• **Exercise brief**:
Count how many lines of the material contain the string "LaTeX", then give that number and nothing more.

• **Records for this task**:
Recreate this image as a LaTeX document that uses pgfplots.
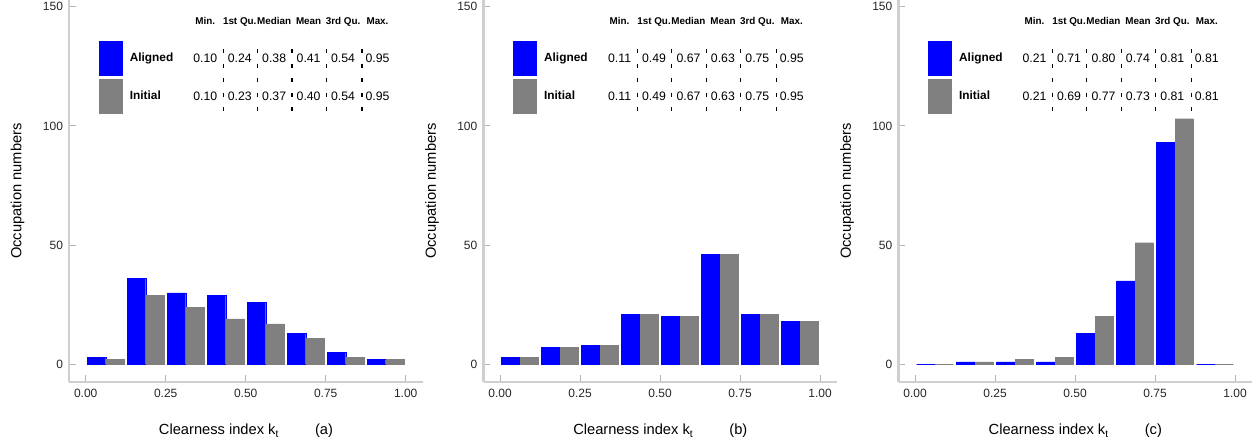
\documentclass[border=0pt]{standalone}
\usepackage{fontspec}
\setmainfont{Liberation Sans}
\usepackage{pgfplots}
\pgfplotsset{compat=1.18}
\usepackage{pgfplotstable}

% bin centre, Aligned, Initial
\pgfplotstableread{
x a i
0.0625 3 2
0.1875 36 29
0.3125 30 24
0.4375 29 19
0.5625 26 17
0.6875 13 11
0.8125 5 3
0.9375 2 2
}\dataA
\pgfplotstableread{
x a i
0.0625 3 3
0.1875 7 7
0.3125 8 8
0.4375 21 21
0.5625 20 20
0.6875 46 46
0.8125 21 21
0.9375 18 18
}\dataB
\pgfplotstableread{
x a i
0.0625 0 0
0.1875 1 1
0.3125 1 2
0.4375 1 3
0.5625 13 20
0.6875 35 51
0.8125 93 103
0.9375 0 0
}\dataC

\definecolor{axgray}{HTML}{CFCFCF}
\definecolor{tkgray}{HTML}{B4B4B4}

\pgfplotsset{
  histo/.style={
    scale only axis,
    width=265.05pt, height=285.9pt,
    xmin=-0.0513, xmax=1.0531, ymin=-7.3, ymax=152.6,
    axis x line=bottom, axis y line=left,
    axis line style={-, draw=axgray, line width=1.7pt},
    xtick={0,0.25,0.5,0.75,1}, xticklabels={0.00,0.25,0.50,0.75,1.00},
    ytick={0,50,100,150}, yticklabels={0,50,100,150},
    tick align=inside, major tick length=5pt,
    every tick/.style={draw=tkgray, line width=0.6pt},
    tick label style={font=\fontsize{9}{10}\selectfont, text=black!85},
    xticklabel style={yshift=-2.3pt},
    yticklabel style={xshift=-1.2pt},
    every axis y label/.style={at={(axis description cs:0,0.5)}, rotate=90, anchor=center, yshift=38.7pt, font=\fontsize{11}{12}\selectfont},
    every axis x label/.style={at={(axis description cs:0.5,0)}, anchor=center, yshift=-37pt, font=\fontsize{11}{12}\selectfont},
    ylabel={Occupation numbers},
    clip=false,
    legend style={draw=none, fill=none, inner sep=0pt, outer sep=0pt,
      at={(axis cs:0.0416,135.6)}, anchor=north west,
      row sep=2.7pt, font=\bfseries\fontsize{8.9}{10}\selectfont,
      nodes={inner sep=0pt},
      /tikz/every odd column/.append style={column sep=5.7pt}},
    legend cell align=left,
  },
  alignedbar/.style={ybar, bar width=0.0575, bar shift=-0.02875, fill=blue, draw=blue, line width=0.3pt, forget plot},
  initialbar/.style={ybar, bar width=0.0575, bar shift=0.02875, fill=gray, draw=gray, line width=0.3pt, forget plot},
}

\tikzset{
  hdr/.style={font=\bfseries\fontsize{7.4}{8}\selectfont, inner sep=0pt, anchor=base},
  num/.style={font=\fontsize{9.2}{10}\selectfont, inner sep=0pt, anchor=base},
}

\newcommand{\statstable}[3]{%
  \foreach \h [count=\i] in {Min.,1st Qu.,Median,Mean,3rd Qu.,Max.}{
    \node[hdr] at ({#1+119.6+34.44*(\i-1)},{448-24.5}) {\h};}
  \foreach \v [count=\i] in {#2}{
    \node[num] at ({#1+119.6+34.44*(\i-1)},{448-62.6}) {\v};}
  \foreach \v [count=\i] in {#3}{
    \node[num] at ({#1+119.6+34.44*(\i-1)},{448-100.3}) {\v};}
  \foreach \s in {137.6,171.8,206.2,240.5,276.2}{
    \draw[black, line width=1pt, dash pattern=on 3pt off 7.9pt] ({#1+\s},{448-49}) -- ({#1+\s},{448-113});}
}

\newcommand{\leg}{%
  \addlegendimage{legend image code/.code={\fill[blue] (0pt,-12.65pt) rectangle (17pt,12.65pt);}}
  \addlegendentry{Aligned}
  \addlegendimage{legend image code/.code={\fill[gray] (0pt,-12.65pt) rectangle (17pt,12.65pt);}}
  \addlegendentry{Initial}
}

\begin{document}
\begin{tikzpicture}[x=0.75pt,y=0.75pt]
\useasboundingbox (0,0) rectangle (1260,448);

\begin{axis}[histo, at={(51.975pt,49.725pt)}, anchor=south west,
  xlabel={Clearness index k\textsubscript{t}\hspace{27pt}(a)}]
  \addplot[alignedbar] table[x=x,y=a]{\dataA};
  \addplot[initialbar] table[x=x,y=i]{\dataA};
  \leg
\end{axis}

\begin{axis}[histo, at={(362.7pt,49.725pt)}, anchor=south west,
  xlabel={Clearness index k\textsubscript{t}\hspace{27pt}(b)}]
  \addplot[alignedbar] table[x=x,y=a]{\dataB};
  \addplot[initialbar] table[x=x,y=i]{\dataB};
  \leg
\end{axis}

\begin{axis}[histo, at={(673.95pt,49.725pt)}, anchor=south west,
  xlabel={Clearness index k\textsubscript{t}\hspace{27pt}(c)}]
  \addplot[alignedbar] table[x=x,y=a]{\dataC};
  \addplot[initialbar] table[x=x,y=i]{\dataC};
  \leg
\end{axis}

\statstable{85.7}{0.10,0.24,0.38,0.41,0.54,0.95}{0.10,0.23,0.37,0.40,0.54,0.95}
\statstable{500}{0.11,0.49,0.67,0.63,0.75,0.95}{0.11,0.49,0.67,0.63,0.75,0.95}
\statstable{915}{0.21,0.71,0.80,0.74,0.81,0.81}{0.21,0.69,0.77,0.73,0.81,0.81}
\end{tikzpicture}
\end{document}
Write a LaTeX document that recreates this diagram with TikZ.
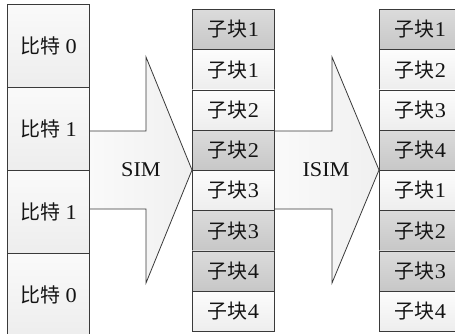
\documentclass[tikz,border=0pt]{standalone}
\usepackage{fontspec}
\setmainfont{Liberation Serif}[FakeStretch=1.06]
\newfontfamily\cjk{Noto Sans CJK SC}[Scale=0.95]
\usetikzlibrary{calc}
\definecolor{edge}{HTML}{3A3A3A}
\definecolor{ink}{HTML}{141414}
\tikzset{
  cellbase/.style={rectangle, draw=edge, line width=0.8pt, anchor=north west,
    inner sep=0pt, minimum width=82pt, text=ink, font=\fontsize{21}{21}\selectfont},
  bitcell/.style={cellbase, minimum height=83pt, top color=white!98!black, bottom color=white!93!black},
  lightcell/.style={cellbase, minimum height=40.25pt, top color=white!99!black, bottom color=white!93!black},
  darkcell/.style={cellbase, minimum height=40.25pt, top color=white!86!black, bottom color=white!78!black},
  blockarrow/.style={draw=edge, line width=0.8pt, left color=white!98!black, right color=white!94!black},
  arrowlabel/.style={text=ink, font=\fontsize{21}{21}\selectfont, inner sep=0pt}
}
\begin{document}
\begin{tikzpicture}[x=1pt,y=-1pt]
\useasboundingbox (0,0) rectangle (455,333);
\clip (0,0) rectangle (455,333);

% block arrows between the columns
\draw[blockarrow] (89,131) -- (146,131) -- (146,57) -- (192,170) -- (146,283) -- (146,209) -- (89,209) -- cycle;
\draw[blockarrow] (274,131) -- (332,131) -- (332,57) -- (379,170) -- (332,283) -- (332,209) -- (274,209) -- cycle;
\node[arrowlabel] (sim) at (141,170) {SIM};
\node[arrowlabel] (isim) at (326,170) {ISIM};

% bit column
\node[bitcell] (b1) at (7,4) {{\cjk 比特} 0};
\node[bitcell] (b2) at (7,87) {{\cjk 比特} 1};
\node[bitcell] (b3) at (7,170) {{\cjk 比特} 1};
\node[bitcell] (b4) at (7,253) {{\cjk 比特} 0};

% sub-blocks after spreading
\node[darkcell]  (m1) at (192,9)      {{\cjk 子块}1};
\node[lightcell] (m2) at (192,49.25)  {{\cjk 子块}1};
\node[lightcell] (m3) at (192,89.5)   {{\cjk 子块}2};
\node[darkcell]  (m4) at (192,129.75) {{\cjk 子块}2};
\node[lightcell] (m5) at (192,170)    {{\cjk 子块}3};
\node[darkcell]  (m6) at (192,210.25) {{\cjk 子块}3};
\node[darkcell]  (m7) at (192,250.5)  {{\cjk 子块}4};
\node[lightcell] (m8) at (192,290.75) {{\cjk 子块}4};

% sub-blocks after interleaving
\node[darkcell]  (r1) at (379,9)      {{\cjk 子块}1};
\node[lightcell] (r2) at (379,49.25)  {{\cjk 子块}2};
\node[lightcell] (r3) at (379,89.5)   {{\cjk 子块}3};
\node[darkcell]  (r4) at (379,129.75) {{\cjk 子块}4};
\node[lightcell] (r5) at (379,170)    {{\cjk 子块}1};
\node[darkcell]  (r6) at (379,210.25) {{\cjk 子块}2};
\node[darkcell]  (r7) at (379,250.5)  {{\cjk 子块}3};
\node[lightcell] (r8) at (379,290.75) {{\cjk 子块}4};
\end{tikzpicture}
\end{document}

• **Solution to this task**:
2